Each rapid transit bus will carry 260 passengers—50 seated, 110 standing, and will stop at special elevated ramps where 260 passengers can board in two minutes and another 260 passengers can disembark, also in two minutes, at the same time.   The cost of the ride: just P20.  RSA estimates his bus rapid transit system can service up to 300,000 passengers daily, thus relieving Edsa half of its daily load.    The cost of installing the system?  An incredibly cheap P50 million. “It can replace the non-working MRT3,” RSA smiles.

Meanwhile, at the LTO, one still cannot get a plastic driver’s license  pronto.  One still cannot get a car plate after registering his vehicle.   

Did you know that on Recto and Quezon Avenues at the Central Market in Manila, one can get an authentic-looking driver’s license, its serial number even embossed, in just ten minutes?  The plastic card is fake but what the heck, it’s handy, especially when confronted by a corrupt traffic enforcer in the dark.   How come boys in short pants and without slippers can produce decent driver’s licenses without hassle and LTO men, dapper in barong and suits and surrounded by stern-looking subalterns and pretty secretaries, cannot?

Many agencies remain cesspools of corruption.  Just look at agencies under the Department of Justice, specifically the Bureau of Immigration and the National Penitentiary.

How can it happen that two deputies of BI, both appointed by Duterte and so-called fraternity brods, get involved in a P50-million bribery scandal involving a foreigner online illegal gambling lord?  Isn’t five months on the job too early to make hay while the sun shines?
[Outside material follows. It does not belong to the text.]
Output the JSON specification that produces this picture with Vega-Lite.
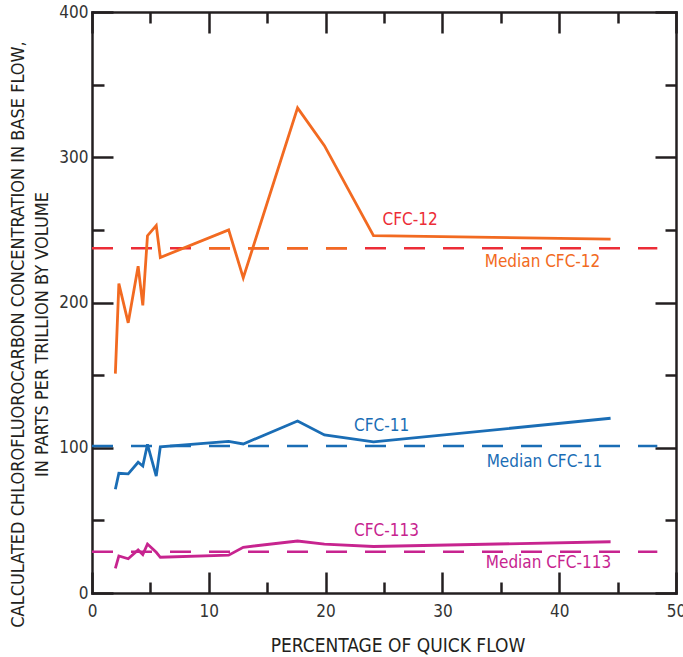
{
  "$schema": "https://vega.github.io/schema/vega-lite/v6.json",
  "width": 584,
  "height": 581,
  "autosize": {"type": "none"},
  "padding": {"left": 92, "top": 12, "right": 7, "bottom": 64},
  "background": "white",
  "config": {
    "view": {"stroke": null},
    "font": "'DejaVu Sans Condensed', Roboto",
    "axis": {"grid": false}
  },
  "datasets": {
    "lines": [
      {"gas": "CFC-12", "quick": 2.0, "conc": 151},
      {"gas": "CFC-12", "quick": 2.3, "conc": 213},
      {"gas": "CFC-12", "quick": 3.1, "conc": 186},
      {"gas": "CFC-12", "quick": 3.95, "conc": 225},
      {"gas": "CFC-12", "quick": 4.35, "conc": 198},
      {"gas": "CFC-12", "quick": 4.75, "conc": 246},
      {"gas": "CFC-12", "quick": 5.5, "conc": 253},
      {"gas": "CFC-12", "quick": 5.85, "conc": 231},
      {"gas": "CFC-12", "quick": 11.7, "conc": 250},
      {"gas": "CFC-12", "quick": 12.95, "conc": 217},
      {"gas": "CFC-12", "quick": 17.6, "conc": 334},
      {"gas": "CFC-12", "quick": 19.9, "conc": 308},
      {"gas": "CFC-12", "quick": 24.1, "conc": 246},
      {"gas": "CFC-12", "quick": 44.4, "conc": 243.7},
      {"gas": "CFC-11", "quick": 2.0, "conc": 71.4},
      {"gas": "CFC-11", "quick": 2.3, "conc": 82.4},
      {"gas": "CFC-11", "quick": 3.1, "conc": 82},
      {"gas": "CFC-11", "quick": 3.95, "conc": 90},
      {"gas": "CFC-11", "quick": 4.35, "conc": 87.4},
      {"gas": "CFC-11", "quick": 4.75, "conc": 102.4},
      {"gas": "CFC-11", "quick": 5.5, "conc": 80.5},
      {"gas": "CFC-11", "quick": 5.85, "conc": 100.7},
      {"gas": "CFC-11", "quick": 11.7, "conc": 104.4},
      {"gas": "CFC-11", "quick": 12.95, "conc": 102.6},
      {"gas": "CFC-11", "quick": 17.6, "conc": 118.4},
      {"gas": "CFC-11", "quick": 19.9, "conc": 108.8},
      {"gas": "CFC-11", "quick": 24.1, "conc": 104},
      {"gas": "CFC-11", "quick": 44.4, "conc": 120.3},
      {"gas": "CFC-113", "quick": 2.0, "conc": 17},
      {"gas": "CFC-113", "quick": 2.3, "conc": 25.5},
      {"gas": "CFC-113", "quick": 3.1, "conc": 23.6},
      {"gas": "CFC-113", "quick": 3.95, "conc": 29.6},
      {"gas": "CFC-113", "quick": 4.35, "conc": 26.4},
      {"gas": "CFC-113", "quick": 4.75, "conc": 33.7},
      {"gas": "CFC-113", "quick": 5.5, "conc": 28},
      {"gas": "CFC-113", "quick": 5.85, "conc": 24.6},
      {"gas": "CFC-113", "quick": 11.7, "conc": 26},
      {"gas": "CFC-113", "quick": 12.95, "conc": 31.5},
      {"gas": "CFC-113", "quick": 17.6, "conc": 35.8},
      {"gas": "CFC-113", "quick": 19.9, "conc": 33.7},
      {"gas": "CFC-113", "quick": 24.1, "conc": 32},
      {"gas": "CFC-113", "quick": 44.4, "conc": 35.3}
    ],
    "medians": [
      {"gas": "CFC-12", "median": 237.3, "from": 0, "to": 48.4},
      {"gas": "CFC-11", "median": 101.2, "from": 0, "to": 48.4},
      {"gas": "CFC-113", "median": 28.4, "from": 0, "to": 48.4}
    ],
    "medianOverlay": [
      {"gas": "CFC-12", "median": 237.3, "from": 10.017, "to": 21.83}
    ],
    "labels": [
      {"gas": "CFC-12", "kind": "series", "text": "CFC-12", "quick": 27.23, "conc": 257.1},
      {"gas": "CFC-12", "kind": "median", "text": "Median CFC-12", "quick": 38.57, "conc": 227.9},
      {"gas": "CFC-11", "kind": "series", "text": "CFC-11", "quick": 24.79, "conc": 115.0},
      {"gas": "CFC-11", "kind": "median", "text": "Median CFC-11", "quick": 38.74, "conc": 90.2},
      {"gas": "CFC-113", "kind": "series", "text": "CFC-113", "quick": 25.21, "conc": 42.7},
      {"gas": "CFC-113", "kind": "median", "text": "Median CFC-113", "quick": 39.08, "conc": 20.65}
    ]
  },
  "layer": [
    {
      "data": {"name": "medians"},
      "mark": {"type": "rule", "strokeWidth": 2.5, "strokeDash": [21, 18]},
      "encoding": {
        "x": {
          "field": "from", "type": "quantitative",
          "scale": {"domain": [0, 50], "nice": false, "zero": true},
          "axis": {
            "orient": "top", "labels": false, "title": null,
            "values": [0, 5, 10, 15, 20, 25, 30, 35, 40, 45, 50],
            "tickSize": {"condition": {"test": "datum.value % 10 === 0", "value": -21}, "value": -11},
            "tickColor": "#231f20", "tickWidth": 2.5,
            "domainColor": "#231f20", "domainWidth": 2.5, "domainCap": "square"
          }
        },
        "x2": {"field": "to"},
        "y": {
          "field": "median", "type": "quantitative",
          "scale": {"domain": [0, 400], "nice": false},
          "axis": {
            "orient": "right", "labels": false, "title": null,
            "values": [0, 50, 100, 150, 200, 250, 300, 350, 400],
            "tickSize": {"condition": {"test": "datum.value % 100 === 0", "value": -21}, "value": -11},
            "tickColor": "#231f20", "tickWidth": 2.5,
            "domainColor": "#231f20", "domainWidth": 2.5, "domainCap": "square"
          }
        },
        "color": {
          "condition": {"test": "datum.gas === 'CFC-12'", "value": "#ec2d37"},
          "field": "gas", "type": "nominal",
          "scale": {"domain": ["CFC-12", "CFC-11", "CFC-113"], "range": ["#f26a21", "#1a6db5", "#c7248f"]},
          "legend": null
        }
      }
    },
    {
      "data": {"name": "medianOverlay"},
      "mark": {"type": "rule", "strokeWidth": 2.5, "strokeDash": [21, 18], "color": "#f26a21"},
      "encoding": {
        "x": {"field": "from", "type": "quantitative", "axis": null},
        "x2": {"field": "to"},
        "y": {"field": "median", "type": "quantitative", "axis": null}
      }
    },
    {
      "data": {"name": "lines"},
      "mark": {"type": "line", "strokeWidth": 2.8, "strokeJoin": "miter", "strokeMiterLimit": 4},
      "encoding": {
        "x": {
          "field": "quick", "type": "quantitative",
          "axis": {
            "orient": "bottom",
            "values": [0, 5, 10, 15, 20, 25, 30, 35, 40, 45, 50],
            "labelExpr": "datum.value % 10 === 0 ? datum.label : ''",
            "tickSize": {"condition": {"test": "datum.value % 10 === 0", "value": -21}, "value": -11},
            "tickColor": "#231f20", "tickWidth": 2.5,
            "domainColor": "#231f20", "domainWidth": 2.5, "domainCap": "square",
            "labelFont": "'DejaVu Sans Condensed', Roboto", "labelFontSize": 17, "labelColor": "#333333",
            "labelPadding": 31, "labelFlush": false, "labelOverlap": false,
            "title": "PERCENTAGE OF QUICK FLOW",
            "titleFont": "'DejaVu Sans Condensed', Roboto", "titleFontSize": 19, "titleFontWeight": "normal",
            "titleColor": "#231f20", "titleX": 305.5, "titleY": 58, "titleAlign": "center", "titleBaseline": "alphabetic"
          }
        },
        "y": {
          "field": "conc", "type": "quantitative",
          "axis": {
            "orient": "left",
            "values": [0, 50, 100, 150, 200, 250, 300, 350, 400],
            "labelExpr": "datum.value % 100 === 0 ? datum.label : ''",
            "tickSize": {"condition": {"test": "datum.value % 100 === 0", "value": -21}, "value": -12},
            "tickColor": "#231f20", "tickWidth": 2.5,
            "domainColor": "#231f20", "domainWidth": 2.5, "domainCap": "square",
            "labelFont": "'DejaVu Sans Condensed', Roboto", "labelFontSize": 17, "labelColor": "#333333",
            "labelPadding": 25, "labelFlush": false, "labelOverlap": false,
            "title": ["CALCULATED CHLOROFLUOROCARBON CONCENTRATION IN BASE FLOW,", "IN PARTS PER TRILLION BY VOLUME"],
            "titleFont": "'DejaVu Sans Condensed', Roboto", "titleFontSize": 18, "titleFontWeight": "normal",
            "titleColor": "#231f20", "titleAngle": -90, "titleX": -74, "titleY": 322,
            "titleAlign": "center", "titleBaseline": "middle", "titleLineHeight": 24
          }
        },
        "color": {"field": "gas", "type": "nominal", "legend": null},
        "detail": {"field": "gas"}
      }
    },
    {
      "data": {"name": "labels"},
      "mark": {"type": "text", "font": "'DejaVu Sans Condensed', Roboto", "fontSize": 17, "align": "center", "baseline": "middle"},
      "encoding": {
        "x": {"field": "quick", "type": "quantitative", "axis": null},
        "y": {"field": "conc", "type": "quantitative", "axis": null},
        "text": {"field": "text"},
        "color": {
          "condition": {"test": "datum.gas === 'CFC-12' && datum.kind === 'series'", "value": "#ec2d37"},
          "field": "gas", "type": "nominal", "legend": null
        }
      }
    }
  ]
}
Have you ever tried getting a business permit with local governments?  It’s business as usual.  Still too many forms to fill out, too many requirements to comply with, too many steps to undertake, too many government people to sign papers, and too much time to spend to do all these things.  The average, in my experience, is a minimum of one month.  The global standard for the best by local governments—ten minutes.